Under the microscope: a note on inquests and NHS Trusts

Under the microscope: a note on inquests and NHS Trusts

14/05/2013

Simon Lindsay

Simon Lindsay

Partner

It must be disconcerting for anyone working in the NHS to read of the nation’s adoration of the service, and then see how NHS-bating has become a national sport. Hidden away from the limelight of the Response to the Francis report is a small example of the relentless scrutiny faced by healthcare practitioners in the form of the Court of Appeal judgment in R (Sreedharan) v Coroner for Greater Manchester [2013] EWCA Civ 181. There are a number of important lessons in this case, not least that the scope and intensity of an inquest involving healthcare issues can still be an intimidating arena for Trusts and their staff.

Dr Sreedharan prescribed Heminevrin to his patient Mr Donohue. Heminevrin is a drug used to relieve the symptoms of alcohol withdrawal, but it is highly toxic if taken in combination with it. This prescription was given without checking Mr Donohue’s recent history or seeing him. He took about 50 tablets, when he had been drinking and he consequently died.

The issue for the Court of Appeal was whether the scope of the inquest as conducted was lawful. More graphically, the complaint made by Dr Sreedharan, was it became a criminal trial for manslaughter with him in the dock.

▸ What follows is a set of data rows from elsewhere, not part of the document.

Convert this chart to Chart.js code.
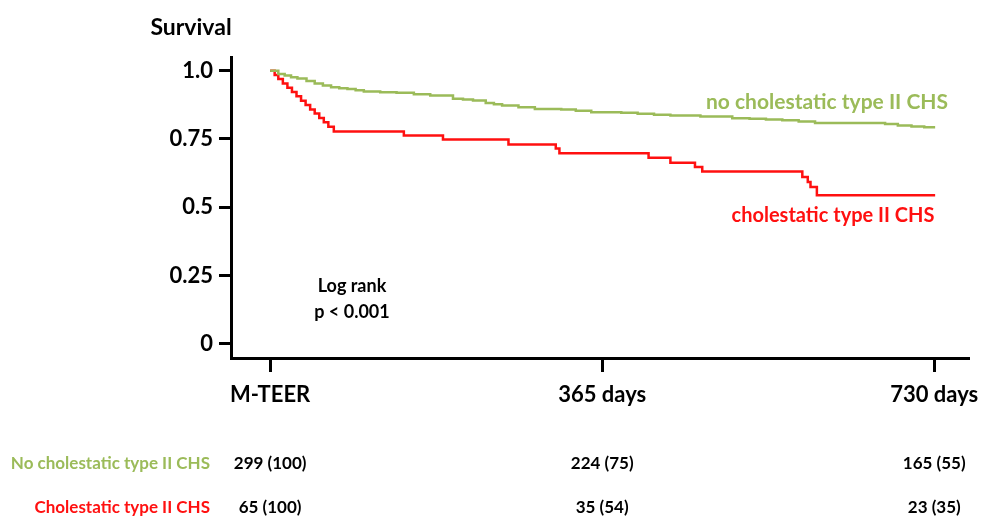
<!DOCTYPE html>
<html>
<head>
<meta charset="utf-8">
<script src="https://cdn.jsdelivr.net/npm/chart.js@4.4.1/dist/chart.umd.min.js"></script>
<style>
  html, body { margin: 0; padding: 0; background: #fff; }
  #wrap { width: 989px; height: 522px; position: relative; }
</style>
</head>
<body>
<div id="wrap"><canvas id="kmChart"></canvas></div>
<script>
// courbes Kaplan-Meier (jours, survie)

const noCholDays = [0, 9, 16, 23, 30, 40, 49, 58, 67, 76, 85, 94, 103, 121, 139, 158, 176, 201, 212, 223, 237, 246, 255, 273, 291, 320, 336, 353, 386, 404, 422, 440, 473, 508, 527, 545, 563, 581, 599, 676, 690, 705, 719, 731];
const noCholSurv = [1.0, 0.988, 0.982, 0.976, 0.971, 0.962, 0.953, 0.946, 0.939, 0.936, 0.933, 0.928, 0.924, 0.921, 0.919, 0.914, 0.909, 0.897, 0.894, 0.891, 0.882, 0.877, 0.872, 0.866, 0.860, 0.858, 0.853, 0.848, 0.846, 0.842, 0.839, 0.836, 0.832, 0.826, 0.824, 0.821, 0.818, 0.814, 0.808, 0.805, 0.799, 0.796, 0.793, 0.793];

const cholDays = [0, 5, 9, 14, 19, 24, 29, 34, 39, 44, 49, 54, 59, 64, 70, 147, 190, 262, 314, 318, 416, 440, 467, 475, 585, 591, 594, 601, 731];
const cholSurv = [1.0, 0.984, 0.969, 0.953, 0.937, 0.922, 0.906, 0.890, 0.874, 0.858, 0.843, 0.827, 0.811, 0.795, 0.777, 0.763, 0.748, 0.730, 0.715, 0.698, 0.681, 0.663, 0.647, 0.631, 0.611, 0.592, 0.574, 0.544, 0.544];

const yTicks = [0, 0.25, 0.5, 0.75, 1.0];
const yTickLabels = ['0', '0.25', '0.5', '0.75', '1.0'];
const xTicks = [0, 365, 730];
const xTickLabels = ['M-TEER', '365 days', '730 days'];

// nombre a risque
const riskGroups = ['No cholestatic type II CHS', 'Cholestatic type II CHS'];
const riskNoChol = ['299 (100)', '224 (75)', '165 (55)'];
const riskChol = ['65 (100)', '35 (54)', '23 (35)'];

const VERT = '#9bbb59';
const ROUGE = '#ff1010';
const POLICE = 'Lato, "Open Sans", sans-serif';

function pts(xs, ys) {
  return xs.map((x, i) => ({ x: x, y: ys[i] }));
}

const textes = {
  id: 'textes',
  afterDraw(chart) {
    const c = chart.ctx;
    const xs = chart.scales.x;
    c.save();
    c.textBaseline = 'middle';
    c.fillStyle = '#000';
    c.textAlign = 'center';
    c.font = 'bold 23px ' + POLICE;
    c.fillText('Survival', 191, 28);

    c.font = 'bold 18px ' + POLICE;
    c.fillText('Log rank', 352, 286);
    c.fillText('p < 0.001', 352, 312);

    c.font = 'bold 21px ' + POLICE;
    c.fillStyle = VERT;
    c.fillText('no cholestatic type II CHS', 827, 102);
    c.fillStyle = ROUGE;
    c.font = 'bold 20px ' + POLICE;
    c.fillText('cholestatic type II CHS', 833, 216);

    // tableau
    c.font = 'bold 17px ' + POLICE;
    c.textAlign = 'right';
    c.fillStyle = VERT;
    c.fillText(riskGroups[0], 210, 464);
    c.fillStyle = ROUGE;
    c.fillText(riskGroups[1], 210, 508);
    c.textAlign = 'center';
    c.fillStyle = '#000';
    xTicks.forEach((t, i) => {
      const px = xs.getPixelForValue(t);
      c.fillText(riskNoChol[i], px, 464);
      c.fillText(riskChol[i], px, 508);
    });
    c.restore();
  }
};

new Chart(document.getElementById('kmChart'), {
  type: 'line',
  data: {
    datasets: [
      {
        label: 'no cholestatic type II CHS',
        data: pts(noCholDays, noCholSurv),
        borderColor: VERT,
        borderWidth: 2.5,
        stepped: true,
        pointRadius: 0,
        fill: false
      },
      {
        label: 'cholestatic type II CHS',
        data: pts(cholDays, cholSurv),
        borderColor: ROUGE,
        borderWidth: 2.5,
        stepped: true,
        pointRadius: 0,
        fill: false
      }
    ]
  },
  options: {
    responsive: true,
    maintainAspectRatio: false,
    animation: false,
    layout: { padding: { left: 0, top: 57, right: 16, bottom: 0 } },
    plugins: {
      legend: { display: false },
      tooltip: { enabled: false }
    },
    scales: {
      x: {
        type: 'linear',
        min: -43,
        max: 769,
        afterBuildTicks: (s) => { s.ticks = xTicks.map(v => ({ value: v })); },
        afterFit: (s) => { s.height = 164; },
        ticks: {
          callback: (v) => xTickLabels[xTicks.indexOf(v)],
          font: { family: POLICE, weight: 'bold', size: 22 },
          color: '#000',
          padding: 10,
          maxRotation: 0,
          autoSkip: false
        },
        grid: { drawOnChartArea: false, tickLength: 14, tickWidth: 3, color: '#000' },
        border: { display: true, width: 3, color: '#000' }
      },
      y: {
        min: -0.052,
        max: 1.05,
        afterBuildTicks: (s) => { s.ticks = yTicks.map(v => ({ value: v })); },
        afterFit: (s) => { s.width = 231; },
        ticks: {
          callback: (v) => yTickLabels[yTicks.indexOf(v)],
          font: { family: POLICE, weight: 'bold', size: 22 },
          color: '#000',
          padding: 6
        },
        grid: { drawOnChartArea: false, tickLength: 12, tickWidth: 3, color: '#000' },
        border: { display: true, width: 3, color: '#000' }
      }
    }
  },
  plugins: [textes]
});
</script>
</body>
</html>
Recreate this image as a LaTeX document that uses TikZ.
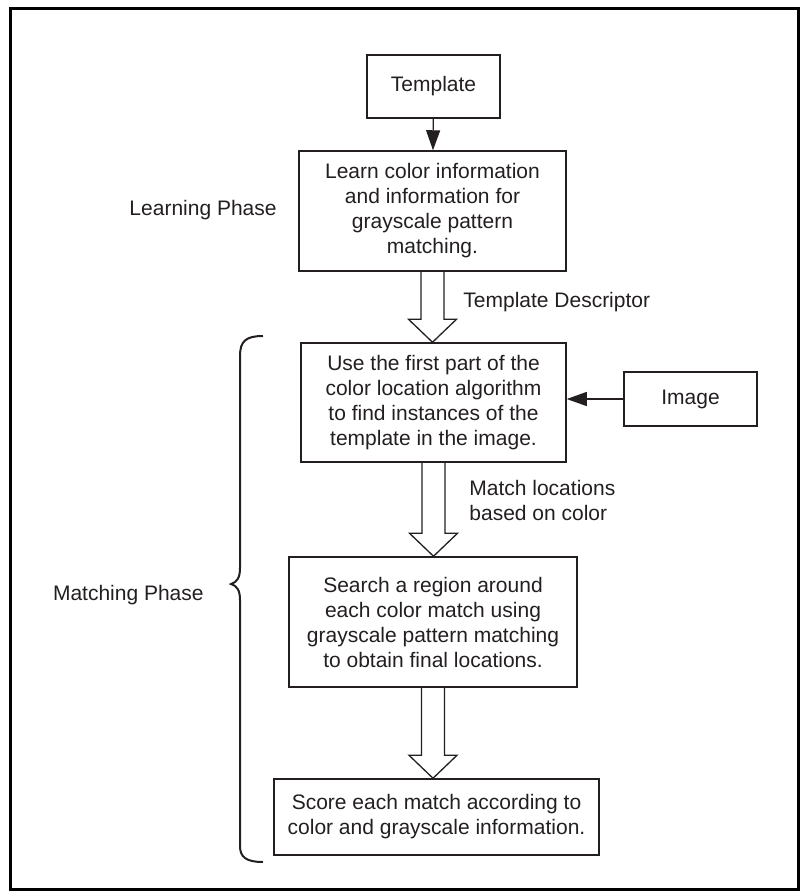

Specifically, a long list of concerns was presented to the Court of Appeal to show that the Coroner had gone too far and investigated matters that were irrelevant or designed to undermine Dr Sreedharan. Among other things, the inquest explored an unrelated PCT performance review postdating the incident, whether Dr Sreedharan returned medical records to the PCT after the death and a referral to the GMC. The Court of Appeal found that while some of the matters explored were of peripheral relevance to the Inquest, most of them did relate directly or indirectly to the death.

The Court gave a helpful summary of the current law on the scope of inquests. It recognised that most Coroners now see little difference between an Article 2 Inquest and a traditional inquest, save in terms of verdict and findings. In other words, a Coroner has to tread a path between an obligation to uncover all the facts and expose discreditable conduct, while not infringing the requirement to give a verdict which explains how the deceased died nor directing proceedings other than for that purpose.

What this ruling emphasises is that the scope of an Inquest can encompass an investigation of matters which may turn out to be irrelevant, but which should be looked into, just in case some relevant detail emerges either for the purpose of establishing the circumstances around the death or to enable the Coroner to make an announcement under Rule 43. Anecdotally, this is common across the country, whereby Coroners are prepared to look into matters more thoroughly and more aggressively even where it is not entirely clear that they relate to the cause of death. This is not changing the boundaries of an inquiry, it is merely taking advantage of the inherent flexibility in them. It is also consistent with a current trend to scrutinise healthcare performance more closely.

It also means that Trusts will need to be prepared to release more information than otherwise would have been expected. More staff will be required to attend inquests, production of SI reports will become the norm rather than the exception and performance data will become a more common feature at inquests. This is entirely consistent with the duty of candour in the current standard contract terms and the requirements of the NPSA guidance in Being Open (23.11.2011). The Government’s first response to the Francis Report emphasised that mortality data must be accurate and patients should be able to trust what they are told as a fair and honest account. It is likely that once transposed into an inquest arena, the expectation will be that the Trust should demonstrate that it is being open and transparent.

There is a view that if something goes wrong, it is usually somebody’s fault and unless the mistake is paid for by the person responsible it is more likely to be repeated. At the same time, post-incident investigations undertaken within the NHS are usually expected to adopt a no-blame approach. The inquest process still seems to pay lip-service to both ends of the spectrum. A stock phrase at the outset of an inquest is that ‘no-one is on trial, least of all the deceased’. At the same time it is becoming common for inquests involving healthcare staff to be a trial by ordeal in all but verdict and sentence. And yet there is little that can be done to protect such staff or the Trust from gratuitous intimidation, particularly given the cost of a challenge to an inquest and the likelihood that, even if successfully challenged, it will only mean the inquest will be repeated.

If inquests are inappropriately undertaken and a legal challenge is not feasible, there is nothing to stop a Trust raising a concern with a Coroner or perhaps with a Senior Coroner.